Pivotal point for packaging in New Zealand

A pivotal point for packaging in New Zealand

MEDIA RELEASE: The cost of dealing with packaging waste and a crumbling international recyclables market has until now been paid by ratepayers, and ultimately by our environment.
29 July 2020

For this reason, the country’s biggest packaging industry group, The Packaging Forum, backs today’s packaging announcement by Associate Minister for the Environment Eugenie Sage. Under the Waste Management Act 2008, plastic packaging will be declared a priority product.

The declaration allows for new regulation that will require all importers, producers and retailers to take responsibility for their packaging under a product stewardship model.

The Forum’s Independent Chair Rob Langford says regulated stewardship is a highly effective way of dealing with packaging and is the most significant move to date by a New Zealand government.

“However, there are pitfalls” he says. “That’s why it’s crucial that solutions are developed and led by business, in consultation with other stakeholders,” says Rob. “Effective solutions require not just the right regulations, but the mechanisms, infrastructure and innovations that business can provide to solve challenges throughout a product’s life cycle.

“Successful product stewardship schemes are not just collections systems. They must address the entire life cycle of packaging material – including product design that minimises waste, collection systems, labelling that is clear and meaningful for consumers, onshore recycling infrastructure, through to gueniuine and valuable use of recycled products. A circular, evidence-based approach is critical.”

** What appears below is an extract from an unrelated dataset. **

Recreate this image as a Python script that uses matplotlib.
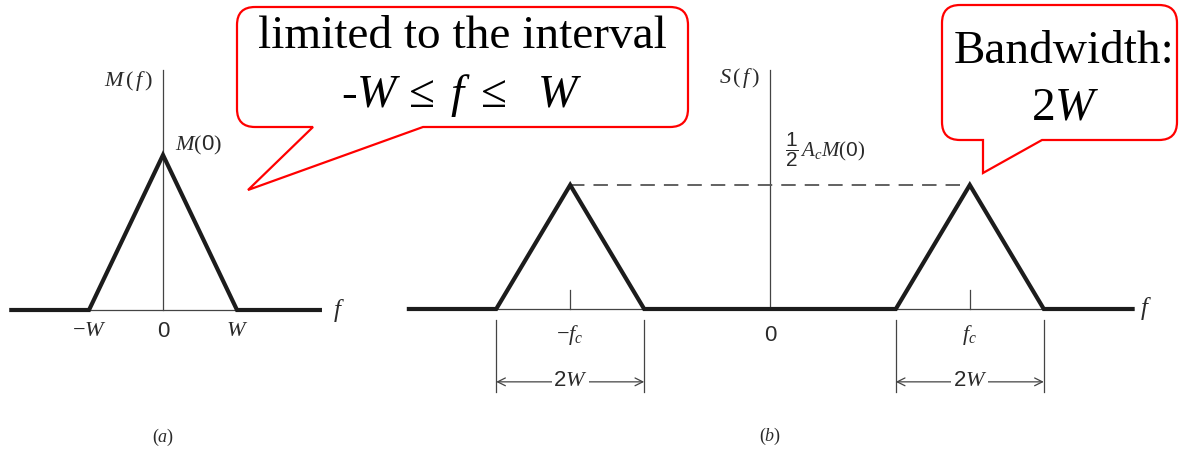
"""
spectrum of a message signal and of the DSB-SC modulated wave,
with two red speech-bubble callouts
"""

import matplotlib.pyplot as plt
import numpy as np
from matplotlib.path import Path
from matplotlib.patches import PathPatch

plt.rcParams['font.family'] = ['Liberation Serif', 'DejaVu Sans']
plt.rcParams['mathtext.fontset'] = 'custom'
plt.rcParams['mathtext.rm'] = 'Liberation Serif'
plt.rcParams['mathtext.it'] = 'Liberation Serif:italic'
plt.rcParams['mathtext.sf'] = 'Liberation Sans'

# figure size in pixels
FIG_W, FIG_H = 1180, 455

# frequencies in units of W, magnitudes in units of M(0)
W = 1.0
FC = 2.7

freq_a = [-2.05, -1.0, 0.0, 1.0, 2.12]
mag_a = [0.0, 0.0, 1.0, 0.0, 0.0]
ticks_a = [-1.0, 0.0, 1.0]
tick_labels_a = [r'$-W$', '0', r'$W$']

freq_b = [-4.88, -3.7, -2.7, -1.7, 1.7, 2.7, 3.7, 4.9]
mag_b = [0.0, 0.0, 0.8, 0.0, 0.0, 0.8, 0.0, 0.0]
ticks_b = [-2.7, 0.0, 2.7]
tick_labels_b = [r'$-f_c$', '0', r'$f_c$']
bands_b = [(-3.7, -1.7), (1.7, 3.7)]

AXIS_COL = '#444444'
CURVE_COL = '#1c1c1c'
TEXT_COL = '#2a2a2a'


def place_axes(fig, left_px, right_px, origin_x, origin_y, unit_x, unit_y):
    """
    adds an invisible axes whose data units are fixed pixel sizes
    """
    ax = fig.add_axes([left_px / FIG_W, 0, (right_px - left_px) / FIG_W, 1])
    ax.set_xlim((left_px - origin_x) / unit_x, (right_px - origin_x) / unit_x)
    ax.set_ylim((origin_y - FIG_H) / unit_y, origin_y / unit_y)
    ax.axis('off')
    return ax


def tick_text(ax, ticks, labels, y):
    for pos, lab in zip(ticks, labels):
        fam = 'Liberation Sans' if lab == '0' else None
        ax.text(pos, y, lab, ha='center', va='center', fontsize=16,
                color=TEXT_COL, family=fam)


def bubble(ax, x0, x1, y0, y1, r, base_right, tip, base_left):
    """
    rounded rectangle with a pointer, pixel coords with y going down
    """
    verts = [(x0 + r, y0), (x1 - r, y0), (x1, y0), (x1, y0 + r),
             (x1, y1 - r), (x1, y1), (x1 - r, y1),
             (base_right, y1), tip, (base_left, y1),
             (x0 + r, y1), (x0, y1), (x0, y1 - r),
             (x0, y0 + r), (x0, y0), (x0 + r, y0)]
    codes = [Path.MOVETO, Path.LINETO, Path.CURVE3, Path.CURVE3,
             Path.LINETO, Path.CURVE3, Path.CURVE3,
             Path.LINETO, Path.LINETO, Path.LINETO,
             Path.LINETO, Path.CURVE3, Path.CURVE3,
             Path.LINETO, Path.CURVE3, Path.CURVE3]
    ax.add_patch(PathPatch(Path(verts, codes), facecolor='white',
                           edgecolor='#ff0000', lw=1.6, zorder=5))


fig = plt.figure(figsize=(FIG_W / 100, FIG_H / 100), dpi=100)

# panel (a)
ax_a = place_axes(fig, 0, 370, 163, 310, 74, 155)
ax_a.plot([freq_a[0], freq_a[-1]], [0, 0], color=AXIS_COL, lw=0.9)
ax_a.plot([0, 0], [0, 1.55], color=AXIS_COL, lw=0.9)
ax_a.plot(freq_a, mag_a, color=CURVE_COL, lw=3, solid_joinstyle='miter')
tick_text(ax_a, ticks_a, tick_labels_a, -0.14)
ax_a.text(freq_a[-1] + 0.18, 0.0, r'$f$', ha='left', va='center',
          fontsize=18, color=TEXT_COL)
ax_a.text(-0.13, 1.48, r'$M\,(\,f\,)$', ha='right', va='center',
          fontsize=16, color=TEXT_COL)
ax_a.text(0.16, 1.06, r'$M(\mathsf{0})$', ha='left', va='center',
          fontsize=16, color=TEXT_COL)
ax_a.text(0.0, -0.82, r'$(a)$', ha='center', va='center', fontsize=13,
          color=TEXT_COL)

# panel (b)
ax_b = place_axes(fig, 370, 1180, 770, 309, 74, 155)
ax_b.plot([freq_b[0], freq_b[-1]], [0, 0], color=AXIS_COL, lw=0.9)
ax_b.plot([0, 0], [0, 1.54], color=AXIS_COL, lw=0.9)
ax_b.plot([-FC, FC], [mag_b[2], mag_b[5]], color='#555555', lw=1.3,
          dashes=(8, 5))
for t in (-FC, FC):
    ax_b.plot([t, t], [0, 0.12], color=AXIS_COL, lw=0.9)
ax_b.plot(freq_b, mag_b, color=CURVE_COL, lw=3, solid_joinstyle='miter')
tick_text(ax_b, ticks_b, tick_labels_b, -0.17)

for lo, hi in bands_b:
    for edge in (lo, hi):
        ax_b.plot([edge, edge], [-0.07, -0.535], color=AXIS_COL, lw=0.9)
    ax_b.annotate('', xy=(lo, -0.47), xytext=(hi, -0.47),
                  arrowprops=dict(arrowstyle='<->', color=AXIS_COL, lw=0.9,
                                  shrinkA=0, shrinkB=0,
                                  mutation_scale=14))
    ax_b.text((lo + hi) / 2, -0.47, r'$\mathsf{2}W$', ha='center',
              va='center', fontsize=16, color=TEXT_COL,
              bbox=dict(facecolor='white', edgecolor='none', pad=1))

ax_b.text(freq_b[-1] + 0.1, 0.0, r'$f$', ha='left', va='center',
          fontsize=18, color=TEXT_COL)
ax_b.text(-0.13, 1.49, r'$S\,(\,f\,)$', ha='right', va='center',
          fontsize=16, color=TEXT_COL)
ax_b.text(0.2, 1.03, r'$\dfrac{\mathsf{1}}{\mathsf{2}}\,A_cM(\mathsf{0})$',
          ha='left', va='center', fontsize=15, color=TEXT_COL)
ax_b.text(0.0, -0.82, r'$(b)$', ha='center', va='center', fontsize=13,
          color=TEXT_COL)

# callouts, drawn in pixel coordinates
ax_c = fig.add_axes([0, 0, 1, 1], zorder=10)
ax_c.set_xlim(0, FIG_W)
ax_c.set_ylim(FIG_H, 0)
ax_c.axis('off')
ax_c.patch.set_alpha(0)

bubble(ax_c, 237, 688, 7, 127, 18, 423, (248, 190), 313)
ax_c.text(462, 48, 'limited to the interval', ha='center', va='baseline',
          fontsize=34, zorder=6)
ax_c.text(462, 107, r'-$W\, \leq\; f\; \leq\;\;\, W$', ha='center',
          va='baseline', fontsize=34, zorder=6)

bubble(ax_c, 942, 1177, 5, 140, 18, 1042, (983, 173), 983)
ax_c.text(1064, 63, 'Bandwidth:', ha='center', va='baseline', fontsize=34,
          zorder=6)
ax_c.text(1065, 119, r'$2W$', ha='center', va='baseline', fontsize=34,
          zorder=6)

fig.savefig('out.png', dpi=100)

Packaging Forum members have been funding voluntary solutions for packaging for a number of years. This includes the only government-accredited schemes for glass bottles and jars, and for soft plastics, alongside delivering the public place recycling initiatives such as the Litter Less, Recycle More project.

“While our voluntary schemes have achieved great results,” Rob says, “regulation shouldallow us to step up the scale of impact by by allowing for the removal of free-riders – those brands that currently choose not to contribute.

“We will now work to transition our voluntary schemes to comply with new guidelines for regulated schemes when they are issued.

While beverage containers were not announced as a priority product today, they were included in the initial consultation.

There is a working group looking at a Container Returns Scheme (CRS) for beverage packaging, however we believe glass, which already has a recovery rate of over 70% and an established onshore recycling solution, should be excluded from any CRS. We are already working on an alternative whole of life cycle model for glass that we are confident will cost consumers substantially less than a CRS scheme.

“We also look forward to working with Ministry for the Environment, local government, the resource recovery sector, and key community groups on co-designed and regulated solutions for packaging types that currently have no stewardship scheme in place,” Rob says.

The Forum accepts there will be a cost to business and ultimately consumers, but believes doing nothing comes at a high price to our environment and future. With regulation bringing the entire industry to the table, they say solutions will be robust, efficient and cost effective. Most importantly, if well designed, they will deliver better environmental outcomes for New Zealand.